Whenever a historic or world-changing event occurs, Hollywood is eager to tell the tale of what happened. A perfect example is an event like the dramatic assassination of Al Qaeda leader Osama bin Laden by US Navy SEALs in 2011. The daring special forces raid has movie written all over it.
Which is why it should come as no surprise that there are already several films set to dramatize the operation on the big screen, chief among them being Kathryn Bigelow's "Zero Dark Thirty" and John Stockwell's "Code Name: Geronimo." Of the two movies, the "Hurt Locker" director's film is by far the more high profile (Bigelow's military thriller features notable actors like Joel Edgerton, Jessica Chastain, and Mark Strong), but both films feature massive casts full of recognizable names. As for Stockwell, the "Blue Crush" director's medium-budget action movie just wouldn't be the same without the presence of rapper-turned-actor-turned-Internet meme Xzibit in the mix, though it's doubtful he'll be flinging any "Yo dawgs" about.
But on Monday of this week, there were rumours that an even bigger name was horning in on Bigelow and Stockwell's bin Laden hunting territory -- perhaps the biggest name in all of Hollywood: Steven Spielberg. According to the New York Post's sources, the legendary director of "Raiders of the Lost Ark" and "Schindler's List" was in talks to adapt the forthcoming book "No Easy Day: The Firsthand Account of the Mission That Killed Osama bin Laden" by Mark Owen, the alias of the Special Forces operative who allegedly took part in the raid. However, Spielberg's reps subsequently told The Wrap that the director and studio Dreamworks had no plans to option the book.
So, was it a publicity stunt to promote Owens' book, or did talks actually take place? We may never know, but Spielberg's representative seemed pretty adamant that the director will have nothing to do with the project.
Still, it's interesting to imagine what a Spielberg "No Easy Day" could have looked like. With "Code Name: Geronimo" due out this fall and "Zero Dark Thirty" out sometime next year, what could Spielberg hope add to the story, other than his trademark broad appeal and grating sentimentality that the director has become notorious for? Something in the vein of his gripping and thematically-similar 2005 film "Munich" would have been a real treat, but the film could just as easily become "Warhorse 2: Waziristan Calling." These days, it's tough to tell which Spielberg you'll get when he has a new movie coming out. We would have liked to see the "Munich"-styled version very much.

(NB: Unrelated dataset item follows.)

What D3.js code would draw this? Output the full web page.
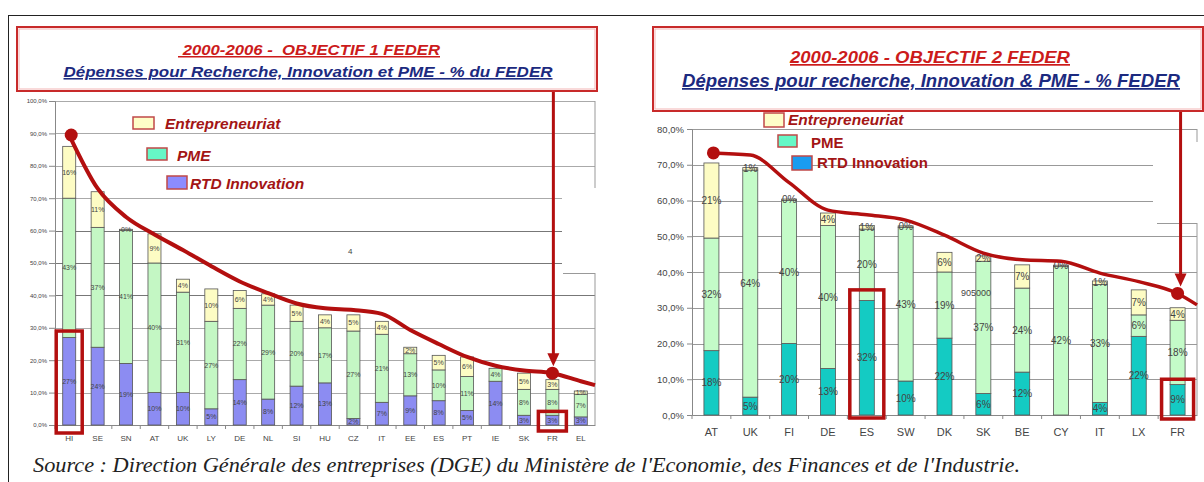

Spielberg is an in-demand filmmaker and producer. By associating their book with the famed director, Owens and company may have just been trying to sell a few more copies. Mission accomplished, sailor. P.R. maneuverings aside, one look at Spielberg's upcoming schedule reveals that making a "No Easy Day" movie was probably never in the cards anyway. The director's next movie, the biopic "Lincoln" starring Daniel Day Lewis as the sixteenth President of the United States, is due out in November, and his next project, "Robopocalypse," is slated for release in 2014. There would have been very little time to film a big-budget military-thriller in between those two movies.
Audiences will get to see the hunt for Osama bin Laden play out in theatres, but Spielberg will definitely not be the person behind the camera.